Le grand retour du blank sailing
Qu’est-ce que le « blank sailing », terme qui réapparaît régulièrement dans la presse spécialisée et particulièrement depuis le début de la crise sanitaire mondiale ? Hantise des chargeurs, le blank sailing consiste, pour un armateur, à annuler une ou plusieurs escales, voire à annuler un trajet entier.
Blank sailings en masse
Le blank sailing n’est pas une nouveauté. Il arrive assez régulièrement que, pour des raisons diverses, des escales soient annulées. Mais en règle générale, dans un contexte logistique « normal », il est assez rare que les compagnies maritimes recourent aux blank sailings. Souvent, les armateurs annulent une escale dans un port si celui-ci est, par exemple, sujet d’une congestion exceptionnelle : avarie technique au sol, grèves, conditions météorologiques, etc. Parfois une annulation peut être aussi due à un retard du navire, que celui-ci tentera de rattraper en évitant un port et en re-routant la marchandise prévue pour le port omis sur un autre bateau ou par voie terrestre. Mais on assiste rarement à une série d’annulations au niveau mondial comme c’est le cas en ce moment.
La crise sanitaire de 2020 a contraint les armateurs à multiplier les blank sailings, certaines zones étant devenues inaccessibles, occasionnant de très nombreux remous dans la logistique mondiale. Parcs et terminaux saturés, navires bloqués pendant plusieurs semaines, pénuries de conteneurs maritimes à l’autre bout, c’est un véritable chaos logistique qui a entraîné les armateurs à décider d’annulations dans des proportions encore inédites.
L’accalmie logistique n’aura été que de courte durée. Le conflit militaire en Europe entre la Russie et l’Ukraine a bloqué certains frets, créant des hausses de taux de matières et d’énergie stratosphériques et qui ont poussé de nombreux secteurs d’activité à hiberner en attendant des jours meilleurs. En sus de cette surprise géopolitique, s’est ajouté le retour du COVID-19 en Chine, laquelle a décidé de mener une politique zéro Covid ultra autoritaire en confinant sa population et en fermant des zones entières comme Shanghai.

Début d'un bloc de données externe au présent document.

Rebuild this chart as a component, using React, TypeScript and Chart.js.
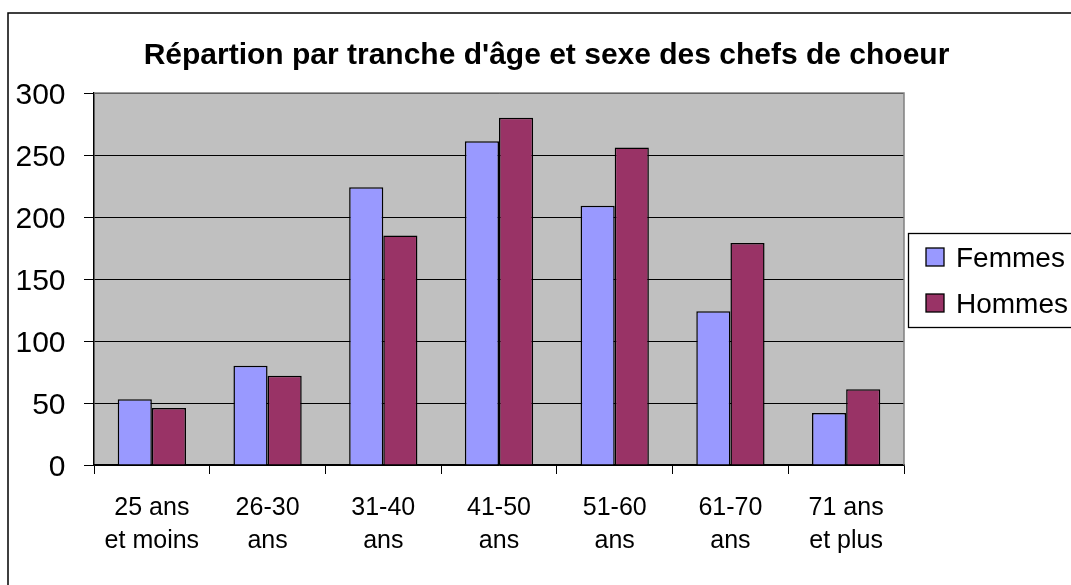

Cette mise sous cloche de la Chine a poussé les armateurs à annuler un très grand nombre d’escales sur ce secteur, pourtant très sollicité. On recense ainsi une baisse qui oscille entre 30 et 40% des frets au départ d’Asie, occasionnant en parallèle une baisse des tarifs dans un sens… et une augmentation dans l’autre.
Il est à craindre que lorsque l’activité export repartira en Chine, très probablement de manière très forte, elle entraînera une congestion dans les ports d’importation, en Europe et aux Etats-Unis, les infrastructures portuaires et logistiques étant déjà à saturation dans ces lieux. Il faut rappeler que les porte-conteneurs géants dont l’utilisation a explosé au cours des dernières décennies ne peuvent être opérés que dans un nombre restreint de ports. En cas de congestion de ces ports, le nombre de ports secondaires où évacuer la marchandise est restreint voire nul, et il ne reste que l’attente d’un créneau, parfois long, pour que le navire puisse être opéré.
De nombreux acteurs du transport ont commencé à se préparer à cette vague de containers qui toucheront les ports dans quelques semaines. Un effort d’anticipation louable mais qui n’est pas garant d’efficacité tant la conjoncture sait se montrer imprévisible. Et le timing pour disposer des moyens de réponse nécessaires est encore une autre contrainte !
Comme toujours, nous ne manquerons pas de surveiller la situation de près pour vous tenir au courant des évolutions du secteur.